Review of The Stuff

The Stuff (1985)
6/10
A Bit Too Tongue-In-Stuff-Stuffed-Cheek
9 November 2007
And just what IS The Stuff? Well, physically, The Stuff looks like marshmallow Fluff, but it's also as addictive as supercrack and as zombie inducing as an alien space pod. And it just happens to be the latest dessert craze to sweep our nation, in Larry Cohen's 1985 sci-fi satire "The Stuff." As other dessert manufacturers go belly up, industrial spy Michael Moriarty is hired to find out just what this Stuff is all about, and he is assisted by Andrea Marcovicci (a Madison Ave. exec who is pushing The Stuff) and by a Famous Amos-like character played by Garrett Morris.
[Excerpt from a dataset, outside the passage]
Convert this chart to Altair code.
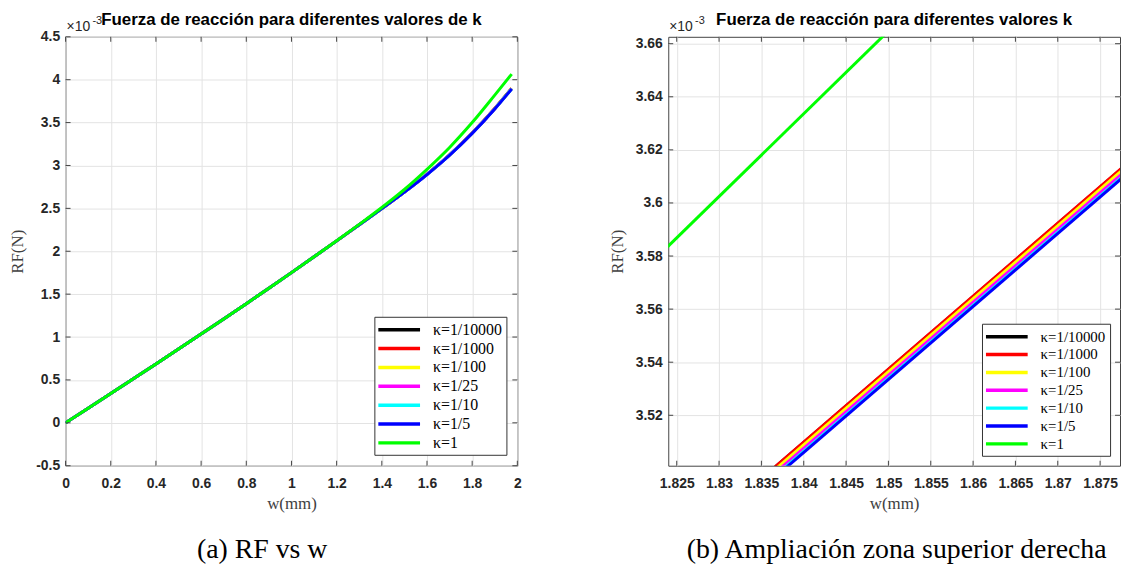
import altair as alt
import pandas as pd

SERIES = ["κ=1/10000", "κ=1/1000", "κ=1/100", "κ=1/25", "κ=1/10", "κ=1/5", "κ=1"]
COLORS = ["#000000", "#ff0000", "#ffff00", "#ff00ff", "#00ffff", "#0000ff", "#00ff00"]

# ---- panel (a): RF vs w ----
W_A = [0.0, 0.1, 0.2, 0.3, 0.4, 0.5, 0.6, 0.7, 0.8, 0.9, 1.0, 1.1, 1.2, 1.3, 1.4,
       1.5, 1.6, 1.7, 1.8, 1.9, 1.975]
RF_A_K10000 = [0, 0.17, 0.341, 0.513, 0.686, 0.86, 1.035, 1.211, 1.389, 1.569, 1.751,
               1.935, 2.121, 2.309, 2.498, 2.691, 2.897, 3.123, 3.379, 3.665, 3.899]
RF_A_K1000 = [0, 0.17, 0.341, 0.513, 0.686, 0.86, 1.035, 1.211, 1.389, 1.569, 1.751,
              1.935, 2.121, 2.309, 2.498, 2.691, 2.897, 3.123, 3.378, 3.664, 3.898]
RF_A_K100 = [0, 0.17, 0.341, 0.513, 0.686, 0.86, 1.035, 1.211, 1.389, 1.569, 1.751,
             1.935, 2.121, 2.309, 2.498, 2.690, 2.896, 3.122, 3.377, 3.663, 3.897]
RF_A_K25 = [0, 0.17, 0.341, 0.513, 0.686, 0.86, 1.035, 1.211, 1.389, 1.569, 1.751,
            1.935, 2.121, 2.309, 2.497, 2.690, 2.895, 3.121, 3.376, 3.661, 3.895]
RF_A_K10 = [0, 0.17, 0.341, 0.513, 0.686, 0.86, 1.035, 1.211, 1.389, 1.569, 1.751,
            1.935, 2.121, 2.309, 2.497, 2.689, 2.894, 3.120, 3.375, 3.660, 3.893]
RF_A_K5 = [0, 0.17, 0.341, 0.513, 0.686, 0.86, 1.035, 1.211, 1.389, 1.569, 1.751,
           1.935, 2.121, 2.309, 2.497, 2.689, 2.894, 3.119, 3.374, 3.659, 3.892]
RF_A_K1 = [0, 0.17, 0.341, 0.513, 0.686, 0.86, 1.035, 1.211, 1.389, 1.569, 1.751,
           1.935, 2.122, 2.313, 2.51, 2.72, 2.955, 3.21, 3.50, 3.82, 4.065]

# ---- panel (b): zoom on upper right ----
W_B = [1.834, 1.878]
RF_B_K10000 = [3.4933, 3.6142]
RF_B_K1000 = [3.4934, 3.6144]
RF_B_K100 = [3.4924, 3.6134]
RF_B_K25 = [3.4911, 3.6121]
RF_B_K10 = [3.4900, 3.6110]
RF_B_K5 = [3.4895, 3.6105]
W_B_K1 = [1.823, 1.850]
RF_B_K1 = [3.5806, 3.6648]

XTICKS_A = [0, 0.2, 0.4, 0.6, 0.8, 1, 1.2, 1.4, 1.6, 1.8, 2]
YTICKS_A = [-0.5, 0, 0.5, 1, 1.5, 2, 2.5, 3, 3.5, 4, 4.5]
XTICKS_B = [1.825, 1.83, 1.835, 1.84, 1.845, 1.85, 1.855, 1.86, 1.865, 1.87, 1.875]
YTICKS_B = [3.52, 3.54, 3.56, 3.58, 3.6, 3.62, 3.64, 3.66]

TITLE_A = "Fuerza de reacción para diferentes valores de k"
TITLE_B = "Fuerza de reacción para diferentes valores k"
CAPTION_A = "(a) RF vs w"
CAPTION_B = "(b) Ampliación zona superior derecha"

SERIES_A = [
    (SERIES[0], W_A, RF_A_K10000), (SERIES[1], W_A, RF_A_K1000),
    (SERIES[2], W_A, RF_A_K100), (SERIES[3], W_A, RF_A_K25),
    (SERIES[4], W_A, RF_A_K10), (SERIES[5], W_A, RF_A_K5),
    (SERIES[6], W_A, RF_A_K1),
]
SERIES_B = [
    (SERIES[0], W_B, RF_B_K10000), (SERIES[1], W_B, RF_B_K1000),
    (SERIES[2], W_B, RF_B_K100), (SERIES[3], W_B, RF_B_K25),
    (SERIES[4], W_B, RF_B_K10), (SERIES[5], W_B, RF_B_K5),
    (SERIES[6], W_B_K1, RF_B_K1),
]

TXT = "#262626"
W, H = 455, 432


def axis(values, title, orient):
    common = dict(
        values=values, title=title, labelExpr="'' + datum.value",
        labelFont="Liberation Sans", labelFontWeight="bold", labelFontSize=14,
        labelColor=TXT, ticks=False, domain=False, grid=True,
        gridColor="#e3e3e3", gridWidth=1, labelOverlap=False,
        titleFont="Liberation Serif", titleFontWeight="normal", titleFontSize=17,
        titleColor="#404040",
    )
    if orient == "x":
        common.update(labelFlush=False, labelPadding=11, titlePadding=5)
    else:
        common.update(labelPadding=6, titlePadding=9)
    return alt.Axis(**common)


def panel(series, xdom, ydom, xt, yt, title, caption, cap_x, leg_off, leg_font, leg_rp):
    x = alt.X("w:Q", scale=alt.Scale(domain=xdom, nice=False, zero=False),
              axis=axis(xt, "w(mm)", "x"))
    y = alt.Y("rf:Q", scale=alt.Scale(domain=ydom, nice=False, zero=False),
              axis=axis(yt, "RF(N)", "y"))
    color = alt.Color(
        "serie:N",
        scale=alt.Scale(domain=SERIES, range=COLORS),
        legend=alt.Legend(
            title=None, orient="bottom-right", offset=leg_off,
            symbolType="M-3,0H3", symbolSize=196, symbolStrokeWidth=3.5,
            symbolOffset=12, labelOffset=25,
            labelFont="Liberation Serif", labelFontSize=leg_font, labelColor="#000",
            strokeColor="#333", fillColor="white", padding=4, rowPadding=leg_rp,
            cornerRadius=0,
        ),
    )
    layers = []
    for name, xs, ys in series:
        df = pd.DataFrame({"w": xs, "rf": ys, "serie": name})
        layers.append(
            alt.Chart(df).mark_line(strokeWidth=3, clip=True, interpolate="monotone")
            .encode(x=x, y=y, color=color)
        )
    xt_df = pd.DataFrame({"w": xt})
    yt_df = pd.DataFrame({"rf": yt})
    tick_col = "#444"
    layers += [
        alt.Chart(xt_df).mark_rule(color=tick_col).encode(x=x, y=alt.value(H), y2=alt.value(H - 5)),
        alt.Chart(xt_df).mark_rule(color=tick_col).encode(x=x, y=alt.value(0), y2=alt.value(5)),
        alt.Chart(yt_df).mark_rule(color=tick_col).encode(y=y, x=alt.value(0), x2=alt.value(5)),
        alt.Chart(yt_df).mark_rule(color=tick_col).encode(y=y, x=alt.value(W - 5), x2=alt.value(W)),
    ]
    t_df = pd.DataFrame({"t": [title]})
    layers.append(
        alt.Chart(t_df).mark_text(font="Liberation Sans", fontWeight="bold", fontSize=17,
                                  color="#000", baseline="middle", align="center")
        .encode(text="t:N", x=alt.value(W / 2), y=alt.value(-17))
    )
    e_df = pd.DataFrame({"a": ["×10"], "b": ["-3"]})
    layers.append(
        alt.Chart(e_df).mark_text(font="Liberation Sans", fontSize=14, color=TXT,
                                  baseline="alphabetic", align="left")
        .encode(text="a:N", x=alt.value(1), y=alt.value(-6))
    )
    layers.append(
        alt.Chart(e_df).mark_text(font="Liberation Sans", fontSize=11, color=TXT,
                                  baseline="alphabetic", align="left")
        .encode(text="b:N", x=alt.value(27), y=alt.value(-13))
    )
    c_df = pd.DataFrame({"c": [caption]})
    layers.append(
        alt.Chart(c_df).mark_text(font="Liberation Serif", fontSize=28, color="#000",
                                  baseline="middle", align="center")
        .encode(text="c:N", x=alt.value(cap_x), y=alt.value(517))
    )
    return alt.layer(*layers).properties(width=W, height=H)


left = panel(SERIES_A, [0, 2], [-0.5, 4.5], XTICKS_A, YTICKS_A, TITLE_A, CAPTION_A,
             198, 11, 16, 2)
right = panel(SERIES_B, [1.824, 1.87735], [3.501, 3.6626], XTICKS_B, YTICKS_B, TITLE_B,
              CAPTION_B, 230, 10, 15, 1)

chart = (
    alt.hconcat(left, right, spacing=152, bounds="flush")
    .resolve_scale(x="independent", y="independent", color="independent")
    .resolve_legend(color="independent")
    .properties(padding={"left": 0, "top": 0, "right": 0, "bottom": 0})
    .configure_view(stroke="#444", strokeWidth=1)
)

chart.save("out.html", embed_options={"renderer": "svg", "actions": False})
Paul Sorvino pops up toward the end as Col. Spears, who seems to head his own private army, and he too is instrumental in the fight against the deadly confection. Anyway, like The Stuff itself, "The Stuff" is fun to consume but leaves one wanting still more. It has an intriguing plot, and its satire on this country's rampant consumerism does work, but at the same time, there aren't enough exciting set pieces, and the film's joking tone fritters away any real sense of suspense. This movie might have worked a lot better if it had been more serious, and less tongue in (Stuff-stuffed) cheek. It doesn't quite hold together somehow--possibly the fault of the script or the editing--and though the film looks fine, with nice Blob-like Stuff FX, it still feels slapdash somehow. But wait till you see Abe Vigoda and Clara "Where's the Beef?" Peller do a Stuff TV commercial, and hear that catchy jingle ("Enough is never enough, of The Stuff"). Fun stuff indeed!